Optimizing the Mechanical Stabilization of Earth Walls with Metal Strips: Applications of Swarm Algorithms

This research investigates the optimization of mechanically stabilized earth wall (MSEW) with metal strips. Three metaheuristic algorithms based on swarm intelligence are employed consisting of two novel algorithms including Salp swarm algorithm and grey wolf optimizer and the classic algorithm of particle swarm optimization. To this end, a code was developed to model the MSE wall according to FHWA regulations. Due to the significance of MSE wall height in the design, four different heights of wall were considered in different parts of the study. The performance of the algorithms is assessed according to the amount of cost reduction resulted from optimization compared to the costs of design by the common code of practice. Influence of variations in unit costs of major MSEW construction materials on cost function is evaluated.
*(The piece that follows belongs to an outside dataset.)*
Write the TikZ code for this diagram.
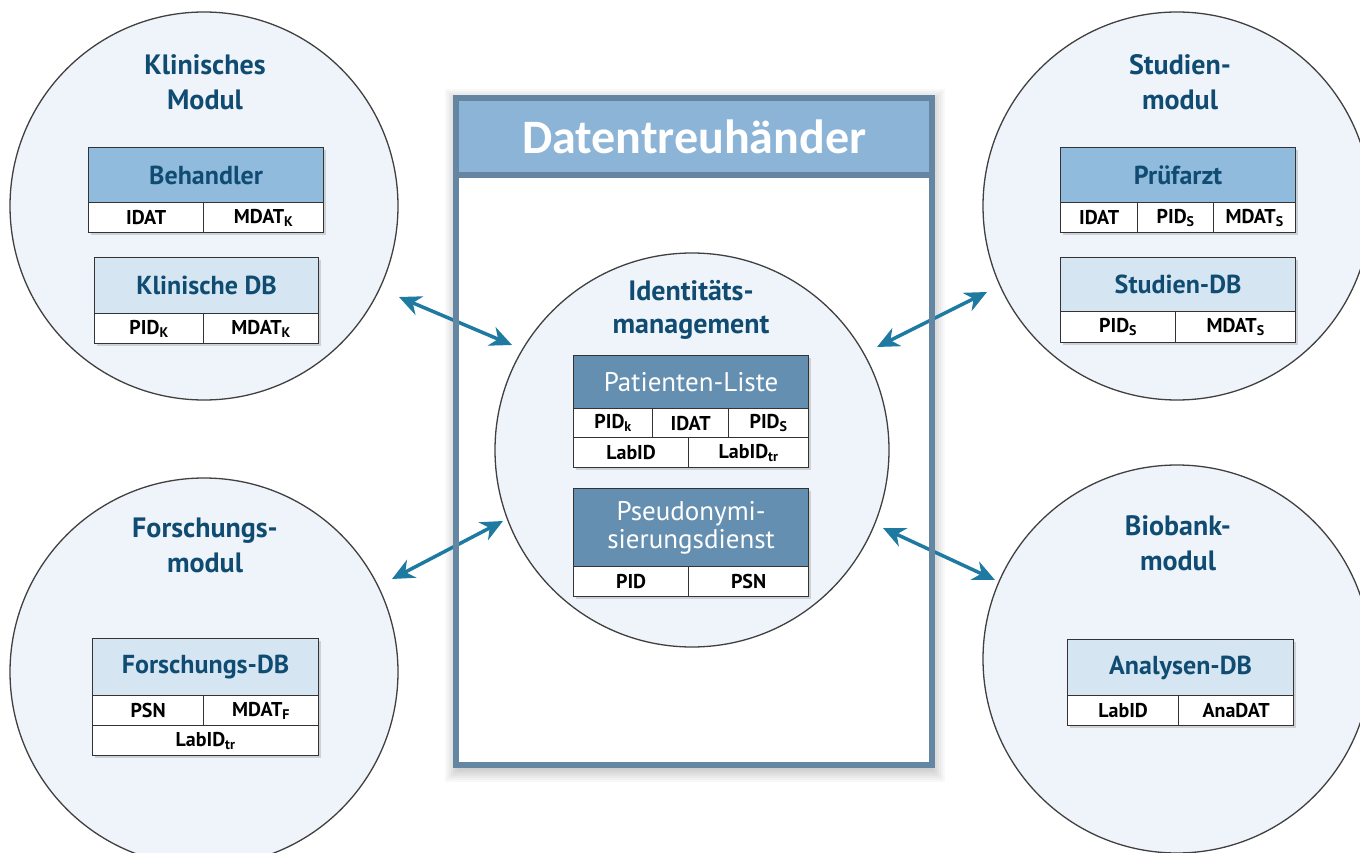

It is found that the unit cost of steel is more effective on the total optimum cost in contrast to the unit cost of earthworks. Moreover, sensitivity analysis of the objective function is accomplished for the main input parameters of the design problem. The results reveal that changing the angle of internal friction of the reinforced soil has quite an identical effect on the optimum costs of walls with different heights. In addition, it is shown that by increasing the height of wall, the effects of variations in reinforced soil unit weight and angle of backfill slope on the optimum cost are increased.